» Task prompt: What is to be printed is the span of lines starting at the one containing "Output the LaTeX" and ending at the one containing "(876,64) -- (1230,64);", reproduced exactly with pictures left out.

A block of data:
----

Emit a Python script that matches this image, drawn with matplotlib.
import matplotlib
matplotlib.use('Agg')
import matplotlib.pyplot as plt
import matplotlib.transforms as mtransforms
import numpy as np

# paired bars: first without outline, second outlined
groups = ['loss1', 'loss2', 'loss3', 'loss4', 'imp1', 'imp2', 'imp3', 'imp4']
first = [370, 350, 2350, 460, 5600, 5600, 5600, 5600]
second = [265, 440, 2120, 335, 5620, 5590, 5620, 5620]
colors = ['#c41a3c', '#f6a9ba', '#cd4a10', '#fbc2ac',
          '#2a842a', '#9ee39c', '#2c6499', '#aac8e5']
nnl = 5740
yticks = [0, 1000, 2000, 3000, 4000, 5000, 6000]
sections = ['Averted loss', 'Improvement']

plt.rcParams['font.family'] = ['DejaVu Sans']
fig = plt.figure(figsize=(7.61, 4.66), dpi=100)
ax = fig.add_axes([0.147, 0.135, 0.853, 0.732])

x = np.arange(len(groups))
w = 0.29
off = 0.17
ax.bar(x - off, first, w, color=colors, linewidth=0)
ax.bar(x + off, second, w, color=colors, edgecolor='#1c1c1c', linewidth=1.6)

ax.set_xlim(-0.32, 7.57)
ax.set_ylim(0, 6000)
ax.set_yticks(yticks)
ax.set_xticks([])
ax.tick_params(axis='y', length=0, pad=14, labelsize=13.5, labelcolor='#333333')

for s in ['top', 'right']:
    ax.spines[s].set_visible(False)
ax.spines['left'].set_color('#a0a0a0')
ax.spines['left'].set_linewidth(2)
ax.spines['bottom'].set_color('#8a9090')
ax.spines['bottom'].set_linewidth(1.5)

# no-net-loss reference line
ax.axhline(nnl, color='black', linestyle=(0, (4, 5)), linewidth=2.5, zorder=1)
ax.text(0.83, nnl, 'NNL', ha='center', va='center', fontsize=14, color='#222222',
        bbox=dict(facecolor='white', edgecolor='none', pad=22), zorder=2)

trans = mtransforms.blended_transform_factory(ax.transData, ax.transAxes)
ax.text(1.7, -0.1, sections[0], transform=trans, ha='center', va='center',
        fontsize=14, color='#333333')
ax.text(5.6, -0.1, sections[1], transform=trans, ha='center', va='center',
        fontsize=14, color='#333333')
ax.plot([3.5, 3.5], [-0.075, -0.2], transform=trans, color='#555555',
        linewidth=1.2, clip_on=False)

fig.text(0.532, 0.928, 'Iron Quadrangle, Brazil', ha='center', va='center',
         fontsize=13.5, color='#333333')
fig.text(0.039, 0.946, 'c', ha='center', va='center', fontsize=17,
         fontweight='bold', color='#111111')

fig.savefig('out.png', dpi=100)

----

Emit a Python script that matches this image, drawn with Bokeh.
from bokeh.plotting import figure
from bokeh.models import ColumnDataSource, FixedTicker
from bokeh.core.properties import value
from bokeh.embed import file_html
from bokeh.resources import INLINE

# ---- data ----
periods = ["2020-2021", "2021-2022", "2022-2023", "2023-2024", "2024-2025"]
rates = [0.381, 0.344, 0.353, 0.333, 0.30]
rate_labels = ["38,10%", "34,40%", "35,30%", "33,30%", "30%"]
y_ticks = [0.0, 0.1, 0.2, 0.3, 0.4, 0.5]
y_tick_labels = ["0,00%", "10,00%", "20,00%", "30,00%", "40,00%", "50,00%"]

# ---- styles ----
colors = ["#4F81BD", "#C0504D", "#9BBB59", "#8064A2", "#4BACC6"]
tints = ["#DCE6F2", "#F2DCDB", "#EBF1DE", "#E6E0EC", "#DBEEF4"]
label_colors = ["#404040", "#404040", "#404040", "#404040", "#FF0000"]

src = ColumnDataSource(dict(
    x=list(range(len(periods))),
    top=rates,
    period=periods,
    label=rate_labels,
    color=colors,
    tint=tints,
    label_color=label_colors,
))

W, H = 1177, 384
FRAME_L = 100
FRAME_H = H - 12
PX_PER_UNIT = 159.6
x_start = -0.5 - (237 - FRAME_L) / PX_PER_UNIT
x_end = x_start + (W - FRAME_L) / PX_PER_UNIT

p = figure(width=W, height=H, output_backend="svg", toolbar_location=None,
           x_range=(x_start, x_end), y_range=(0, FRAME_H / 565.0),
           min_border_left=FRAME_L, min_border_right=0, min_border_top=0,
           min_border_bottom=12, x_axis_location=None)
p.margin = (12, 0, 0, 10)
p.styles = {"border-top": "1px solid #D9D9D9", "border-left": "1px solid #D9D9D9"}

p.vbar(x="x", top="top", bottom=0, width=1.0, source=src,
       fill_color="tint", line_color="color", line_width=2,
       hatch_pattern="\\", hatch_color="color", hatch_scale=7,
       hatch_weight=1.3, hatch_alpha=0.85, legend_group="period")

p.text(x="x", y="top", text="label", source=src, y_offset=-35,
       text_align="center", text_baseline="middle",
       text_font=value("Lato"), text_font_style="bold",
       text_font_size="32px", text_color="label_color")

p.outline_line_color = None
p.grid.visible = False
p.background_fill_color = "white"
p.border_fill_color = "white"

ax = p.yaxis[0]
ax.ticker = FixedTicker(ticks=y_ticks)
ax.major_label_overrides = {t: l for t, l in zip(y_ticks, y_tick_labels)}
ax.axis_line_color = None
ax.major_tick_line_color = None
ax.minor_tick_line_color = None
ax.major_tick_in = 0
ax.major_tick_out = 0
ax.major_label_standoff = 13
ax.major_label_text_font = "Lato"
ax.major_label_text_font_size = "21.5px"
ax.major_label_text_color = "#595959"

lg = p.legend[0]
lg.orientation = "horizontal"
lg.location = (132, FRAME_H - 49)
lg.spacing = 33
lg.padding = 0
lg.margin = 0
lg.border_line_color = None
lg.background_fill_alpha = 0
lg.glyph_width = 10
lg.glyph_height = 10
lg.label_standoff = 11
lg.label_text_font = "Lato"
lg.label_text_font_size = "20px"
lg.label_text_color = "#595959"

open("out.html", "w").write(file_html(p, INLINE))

----

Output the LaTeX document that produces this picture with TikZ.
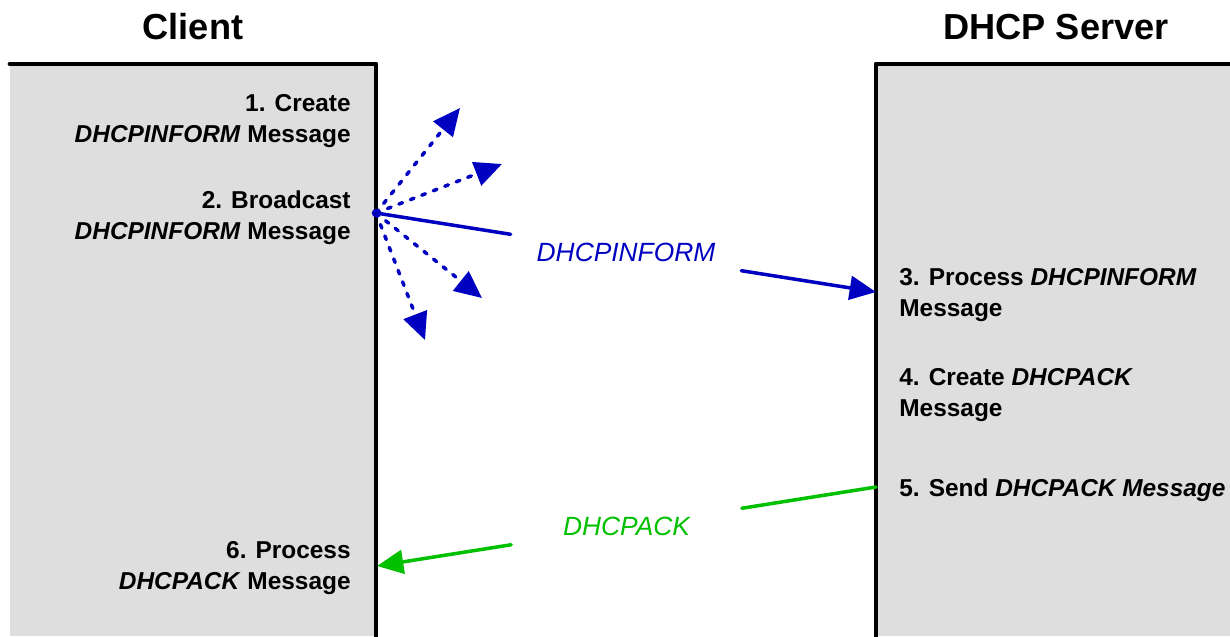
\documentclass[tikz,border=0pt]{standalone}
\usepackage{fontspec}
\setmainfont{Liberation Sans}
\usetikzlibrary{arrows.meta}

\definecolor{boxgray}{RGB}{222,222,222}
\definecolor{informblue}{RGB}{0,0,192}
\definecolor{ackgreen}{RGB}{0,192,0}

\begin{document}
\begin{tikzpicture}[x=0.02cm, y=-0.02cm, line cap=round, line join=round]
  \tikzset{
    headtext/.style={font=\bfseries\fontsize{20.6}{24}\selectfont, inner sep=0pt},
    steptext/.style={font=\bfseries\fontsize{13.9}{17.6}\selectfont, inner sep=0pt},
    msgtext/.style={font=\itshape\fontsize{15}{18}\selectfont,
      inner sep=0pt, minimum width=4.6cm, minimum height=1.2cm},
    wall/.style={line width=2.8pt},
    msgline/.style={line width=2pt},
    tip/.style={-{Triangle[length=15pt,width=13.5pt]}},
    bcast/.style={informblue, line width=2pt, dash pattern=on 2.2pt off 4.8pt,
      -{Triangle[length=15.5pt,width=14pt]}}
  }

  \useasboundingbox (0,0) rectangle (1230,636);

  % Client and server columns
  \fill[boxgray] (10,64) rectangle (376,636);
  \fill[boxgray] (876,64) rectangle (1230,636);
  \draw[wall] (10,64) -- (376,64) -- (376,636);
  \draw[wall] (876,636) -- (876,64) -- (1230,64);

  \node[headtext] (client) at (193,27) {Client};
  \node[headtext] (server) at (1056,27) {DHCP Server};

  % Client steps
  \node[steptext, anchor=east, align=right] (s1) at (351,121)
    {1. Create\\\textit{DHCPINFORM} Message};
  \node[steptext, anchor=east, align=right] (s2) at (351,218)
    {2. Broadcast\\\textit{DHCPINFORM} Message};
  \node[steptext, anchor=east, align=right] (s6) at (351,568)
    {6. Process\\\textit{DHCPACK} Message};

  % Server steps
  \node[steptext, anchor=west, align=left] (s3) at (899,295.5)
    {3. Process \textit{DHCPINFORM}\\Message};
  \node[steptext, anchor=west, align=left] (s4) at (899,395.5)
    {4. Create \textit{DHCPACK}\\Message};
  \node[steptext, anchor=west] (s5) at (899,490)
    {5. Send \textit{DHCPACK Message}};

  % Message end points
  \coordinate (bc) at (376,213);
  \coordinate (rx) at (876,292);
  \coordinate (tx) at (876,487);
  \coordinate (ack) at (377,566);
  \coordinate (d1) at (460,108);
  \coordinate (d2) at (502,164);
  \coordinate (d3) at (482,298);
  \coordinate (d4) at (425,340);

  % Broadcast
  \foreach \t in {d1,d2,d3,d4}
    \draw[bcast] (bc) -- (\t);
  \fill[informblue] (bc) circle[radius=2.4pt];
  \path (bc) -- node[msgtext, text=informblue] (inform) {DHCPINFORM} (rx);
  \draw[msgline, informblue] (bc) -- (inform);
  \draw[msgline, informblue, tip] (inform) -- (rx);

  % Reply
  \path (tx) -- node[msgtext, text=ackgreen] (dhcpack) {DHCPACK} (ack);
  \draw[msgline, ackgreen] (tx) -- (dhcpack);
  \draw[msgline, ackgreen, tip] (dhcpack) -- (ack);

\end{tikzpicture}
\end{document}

----

» Completed task:
Output the LaTeX document that produces this picture with TikZ.
\documentclass[tikz,border=0pt]{standalone}
\usepackage{fontspec}
\setmainfont{Liberation Sans}
\usetikzlibrary{arrows.meta}

\definecolor{boxgray}{RGB}{222,222,222}
\definecolor{informblue}{RGB}{0,0,192}
\definecolor{ackgreen}{RGB}{0,192,0}

\begin{document}
\begin{tikzpicture}[x=0.02cm, y=-0.02cm, line cap=round, line join=round]
  \tikzset{
    headtext/.style={font=\bfseries\fontsize{20.6}{24}\selectfont, inner sep=0pt},
    steptext/.style={font=\bfseries\fontsize{13.9}{17.6}\selectfont, inner sep=0pt},
    msgtext/.style={font=\itshape\fontsize{15}{18}\selectfont,
      inner sep=0pt, minimum width=4.6cm, minimum height=1.2cm},
    wall/.style={line width=2.8pt},
    msgline/.style={line width=2pt},
    tip/.style={-{Triangle[length=15pt,width=13.5pt]}},
    bcast/.style={informblue, line width=2pt, dash pattern=on 2.2pt off 4.8pt,
      -{Triangle[length=15.5pt,width=14pt]}}
  }

  \useasboundingbox (0,0) rectangle (1230,636);

  % Client and server columns
  \fill[boxgray] (10,64) rectangle (376,636);
  \fill[boxgray] (876,64) rectangle (1230,636);
  \draw[wall] (10,64) -- (376,64) -- (376,636);
  \draw[wall] (876,636) -- (876,64) -- (1230,64);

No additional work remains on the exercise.